### What this task involves
Whenever a line below holds the word "chart", copy that line.

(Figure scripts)
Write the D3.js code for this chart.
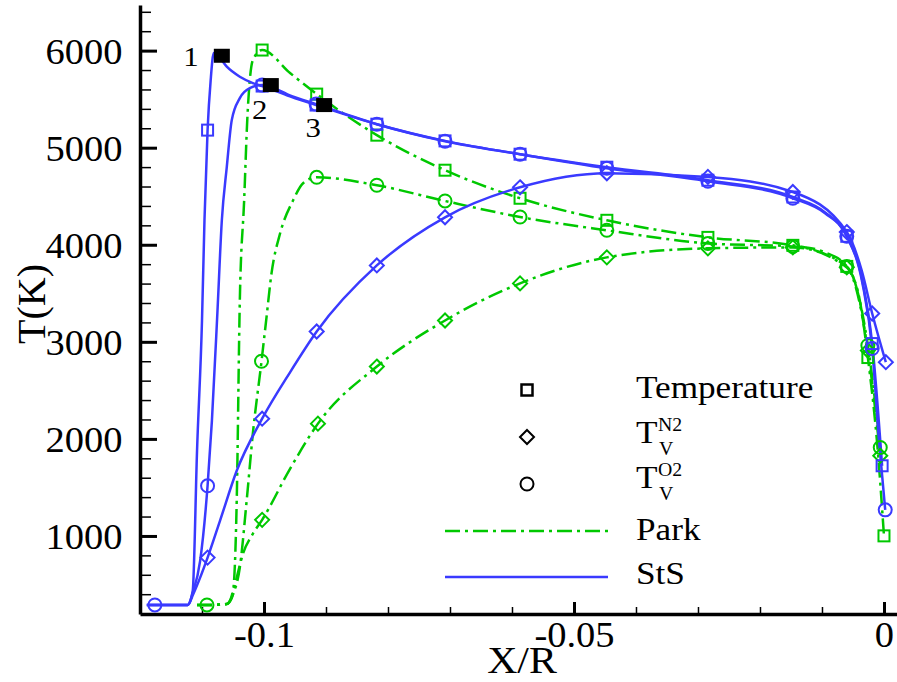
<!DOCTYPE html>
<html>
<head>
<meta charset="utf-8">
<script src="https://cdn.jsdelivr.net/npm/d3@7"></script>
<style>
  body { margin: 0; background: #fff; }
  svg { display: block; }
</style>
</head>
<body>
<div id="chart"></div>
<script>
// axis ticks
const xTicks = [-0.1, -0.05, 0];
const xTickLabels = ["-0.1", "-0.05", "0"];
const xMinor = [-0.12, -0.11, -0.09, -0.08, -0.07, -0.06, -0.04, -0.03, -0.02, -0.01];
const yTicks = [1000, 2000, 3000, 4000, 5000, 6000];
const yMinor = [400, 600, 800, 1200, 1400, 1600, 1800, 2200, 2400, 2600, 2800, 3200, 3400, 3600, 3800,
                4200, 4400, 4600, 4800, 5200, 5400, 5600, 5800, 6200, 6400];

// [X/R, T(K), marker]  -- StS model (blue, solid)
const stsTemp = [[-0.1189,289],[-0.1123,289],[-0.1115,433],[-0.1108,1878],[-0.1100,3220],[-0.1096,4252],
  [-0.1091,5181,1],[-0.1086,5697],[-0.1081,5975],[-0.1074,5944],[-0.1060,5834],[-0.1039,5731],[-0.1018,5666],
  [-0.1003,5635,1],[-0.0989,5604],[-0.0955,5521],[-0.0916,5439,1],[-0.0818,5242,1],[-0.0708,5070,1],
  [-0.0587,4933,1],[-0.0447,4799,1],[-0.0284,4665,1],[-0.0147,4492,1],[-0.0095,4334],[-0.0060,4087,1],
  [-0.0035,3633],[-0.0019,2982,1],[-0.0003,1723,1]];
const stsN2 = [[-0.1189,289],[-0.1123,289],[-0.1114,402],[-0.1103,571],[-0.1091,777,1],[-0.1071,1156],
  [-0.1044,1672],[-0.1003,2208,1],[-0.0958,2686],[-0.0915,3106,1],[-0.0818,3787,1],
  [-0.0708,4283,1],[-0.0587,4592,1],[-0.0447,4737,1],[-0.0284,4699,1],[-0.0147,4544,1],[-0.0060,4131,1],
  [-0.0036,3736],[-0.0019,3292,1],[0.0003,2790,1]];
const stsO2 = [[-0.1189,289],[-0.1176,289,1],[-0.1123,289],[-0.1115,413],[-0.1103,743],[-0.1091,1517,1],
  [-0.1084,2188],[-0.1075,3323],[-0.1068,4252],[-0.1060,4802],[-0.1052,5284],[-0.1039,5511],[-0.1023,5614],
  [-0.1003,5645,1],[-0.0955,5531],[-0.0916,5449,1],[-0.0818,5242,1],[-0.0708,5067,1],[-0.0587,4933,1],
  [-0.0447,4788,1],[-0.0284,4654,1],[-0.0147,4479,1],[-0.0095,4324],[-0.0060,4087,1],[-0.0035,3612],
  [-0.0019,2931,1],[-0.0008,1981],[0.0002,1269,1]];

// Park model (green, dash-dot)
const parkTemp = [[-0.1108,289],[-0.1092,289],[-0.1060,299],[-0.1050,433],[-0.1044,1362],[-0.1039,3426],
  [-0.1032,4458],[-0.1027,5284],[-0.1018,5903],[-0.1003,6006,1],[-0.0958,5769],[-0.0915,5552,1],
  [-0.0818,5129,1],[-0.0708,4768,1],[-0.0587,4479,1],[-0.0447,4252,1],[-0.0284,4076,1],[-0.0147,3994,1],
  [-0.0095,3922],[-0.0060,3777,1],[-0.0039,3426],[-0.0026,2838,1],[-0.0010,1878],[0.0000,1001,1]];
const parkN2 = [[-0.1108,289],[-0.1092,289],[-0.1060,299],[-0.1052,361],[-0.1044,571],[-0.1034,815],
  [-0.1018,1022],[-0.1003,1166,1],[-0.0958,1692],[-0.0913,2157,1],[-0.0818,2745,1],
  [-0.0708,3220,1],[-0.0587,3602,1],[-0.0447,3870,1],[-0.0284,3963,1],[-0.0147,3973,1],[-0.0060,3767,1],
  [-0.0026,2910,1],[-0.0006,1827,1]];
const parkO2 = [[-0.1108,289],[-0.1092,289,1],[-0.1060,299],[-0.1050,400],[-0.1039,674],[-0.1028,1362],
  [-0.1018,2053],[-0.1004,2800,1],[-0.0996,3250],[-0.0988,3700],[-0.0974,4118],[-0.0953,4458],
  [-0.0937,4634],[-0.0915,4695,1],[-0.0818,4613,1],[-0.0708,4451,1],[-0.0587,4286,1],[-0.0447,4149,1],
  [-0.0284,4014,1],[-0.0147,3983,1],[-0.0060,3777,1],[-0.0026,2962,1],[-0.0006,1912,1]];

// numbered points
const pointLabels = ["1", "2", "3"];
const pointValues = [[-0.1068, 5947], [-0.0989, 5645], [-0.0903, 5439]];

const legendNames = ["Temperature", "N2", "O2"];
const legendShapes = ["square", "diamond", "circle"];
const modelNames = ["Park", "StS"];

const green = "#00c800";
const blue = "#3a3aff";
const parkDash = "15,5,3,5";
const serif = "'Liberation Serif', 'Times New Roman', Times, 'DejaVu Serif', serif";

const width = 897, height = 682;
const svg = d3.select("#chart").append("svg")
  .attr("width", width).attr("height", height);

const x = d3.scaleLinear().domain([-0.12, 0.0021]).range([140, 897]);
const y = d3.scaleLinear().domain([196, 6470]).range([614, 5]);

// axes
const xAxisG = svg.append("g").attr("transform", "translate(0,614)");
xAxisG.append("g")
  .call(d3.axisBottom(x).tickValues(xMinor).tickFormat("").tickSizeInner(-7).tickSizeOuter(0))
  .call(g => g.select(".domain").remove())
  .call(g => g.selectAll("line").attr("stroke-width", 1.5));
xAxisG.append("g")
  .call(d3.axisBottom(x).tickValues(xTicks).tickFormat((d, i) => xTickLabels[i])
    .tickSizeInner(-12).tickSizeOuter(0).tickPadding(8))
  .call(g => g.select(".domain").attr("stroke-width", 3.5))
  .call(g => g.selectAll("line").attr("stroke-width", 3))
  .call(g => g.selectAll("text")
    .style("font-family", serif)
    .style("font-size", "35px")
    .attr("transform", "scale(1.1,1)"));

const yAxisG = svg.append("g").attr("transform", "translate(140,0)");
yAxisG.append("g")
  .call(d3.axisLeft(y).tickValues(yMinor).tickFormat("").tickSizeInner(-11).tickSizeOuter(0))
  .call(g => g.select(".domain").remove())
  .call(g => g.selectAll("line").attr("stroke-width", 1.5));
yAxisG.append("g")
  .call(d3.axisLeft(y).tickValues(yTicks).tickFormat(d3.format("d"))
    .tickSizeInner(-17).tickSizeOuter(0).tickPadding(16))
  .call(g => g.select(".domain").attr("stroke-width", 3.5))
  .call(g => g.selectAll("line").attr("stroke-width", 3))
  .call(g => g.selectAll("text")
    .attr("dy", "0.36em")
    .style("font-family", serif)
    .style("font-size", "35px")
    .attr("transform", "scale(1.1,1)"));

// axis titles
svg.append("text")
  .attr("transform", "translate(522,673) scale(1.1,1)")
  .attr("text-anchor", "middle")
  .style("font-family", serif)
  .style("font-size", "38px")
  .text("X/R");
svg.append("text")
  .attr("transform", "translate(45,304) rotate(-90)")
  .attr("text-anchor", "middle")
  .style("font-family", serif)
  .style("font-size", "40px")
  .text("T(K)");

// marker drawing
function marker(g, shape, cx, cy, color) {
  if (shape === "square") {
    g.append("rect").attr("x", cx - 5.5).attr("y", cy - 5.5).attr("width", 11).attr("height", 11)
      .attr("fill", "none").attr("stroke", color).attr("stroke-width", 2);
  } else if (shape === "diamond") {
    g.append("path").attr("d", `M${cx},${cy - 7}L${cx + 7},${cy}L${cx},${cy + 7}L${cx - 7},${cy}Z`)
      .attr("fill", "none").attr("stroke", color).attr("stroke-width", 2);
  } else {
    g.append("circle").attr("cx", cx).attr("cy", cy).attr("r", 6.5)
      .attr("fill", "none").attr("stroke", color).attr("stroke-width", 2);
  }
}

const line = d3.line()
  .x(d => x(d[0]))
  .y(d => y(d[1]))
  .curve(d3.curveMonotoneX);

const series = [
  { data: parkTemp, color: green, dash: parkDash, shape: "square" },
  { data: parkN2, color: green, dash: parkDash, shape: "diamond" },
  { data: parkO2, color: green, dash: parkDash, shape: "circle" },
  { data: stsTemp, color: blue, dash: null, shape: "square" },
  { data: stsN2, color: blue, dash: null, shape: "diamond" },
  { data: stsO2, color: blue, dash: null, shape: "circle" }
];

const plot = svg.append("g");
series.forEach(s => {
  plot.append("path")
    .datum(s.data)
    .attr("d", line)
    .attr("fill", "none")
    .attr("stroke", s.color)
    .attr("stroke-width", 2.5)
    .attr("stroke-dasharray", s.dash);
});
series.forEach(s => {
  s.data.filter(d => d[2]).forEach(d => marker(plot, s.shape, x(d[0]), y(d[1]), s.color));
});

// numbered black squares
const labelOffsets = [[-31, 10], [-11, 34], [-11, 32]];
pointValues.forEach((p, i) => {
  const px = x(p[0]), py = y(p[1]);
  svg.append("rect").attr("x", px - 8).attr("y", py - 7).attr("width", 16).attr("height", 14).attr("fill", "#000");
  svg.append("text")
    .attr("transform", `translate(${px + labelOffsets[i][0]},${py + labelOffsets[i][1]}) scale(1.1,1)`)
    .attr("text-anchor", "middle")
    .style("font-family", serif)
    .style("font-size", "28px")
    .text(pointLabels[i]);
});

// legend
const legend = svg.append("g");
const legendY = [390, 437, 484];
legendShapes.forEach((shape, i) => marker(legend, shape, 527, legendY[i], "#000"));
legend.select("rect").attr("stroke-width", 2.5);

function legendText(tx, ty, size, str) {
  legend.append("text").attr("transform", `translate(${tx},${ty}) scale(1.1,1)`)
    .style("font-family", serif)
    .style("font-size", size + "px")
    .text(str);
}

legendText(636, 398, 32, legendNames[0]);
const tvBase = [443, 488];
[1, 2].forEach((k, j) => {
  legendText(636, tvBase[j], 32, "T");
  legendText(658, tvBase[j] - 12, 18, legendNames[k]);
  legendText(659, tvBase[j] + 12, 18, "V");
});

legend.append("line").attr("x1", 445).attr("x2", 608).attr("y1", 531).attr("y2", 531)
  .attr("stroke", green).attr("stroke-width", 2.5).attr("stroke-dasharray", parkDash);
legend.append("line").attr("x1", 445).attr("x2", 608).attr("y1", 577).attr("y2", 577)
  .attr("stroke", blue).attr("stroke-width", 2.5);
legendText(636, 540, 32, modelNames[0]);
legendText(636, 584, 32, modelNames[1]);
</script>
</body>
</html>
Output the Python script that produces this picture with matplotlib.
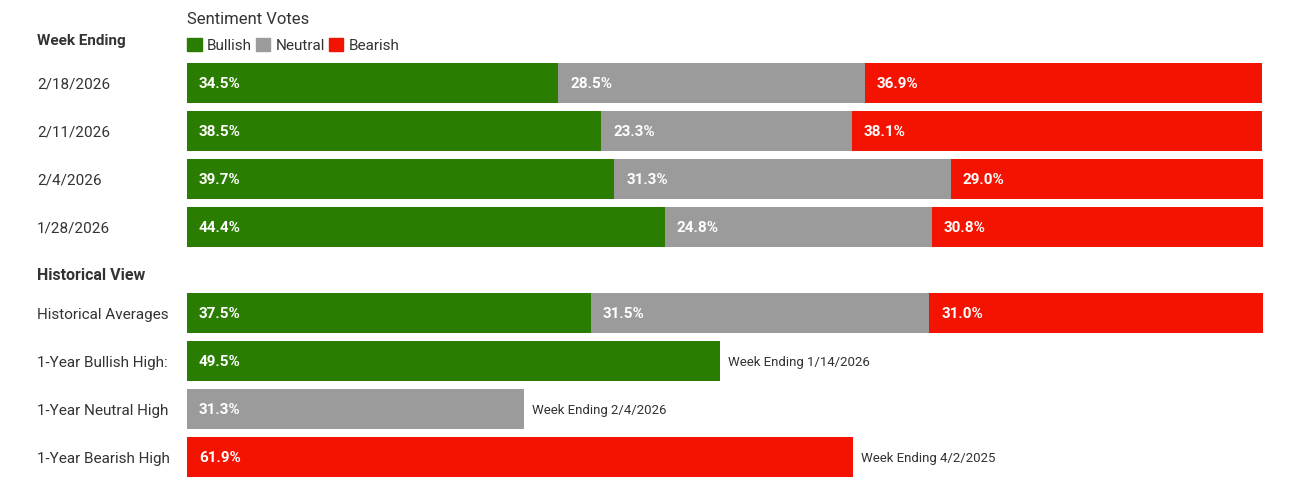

### Exercise solution
Write the D3.js code for this chart.
<div id="chart"></div>
const svg = d3.select("#chart").append("svg")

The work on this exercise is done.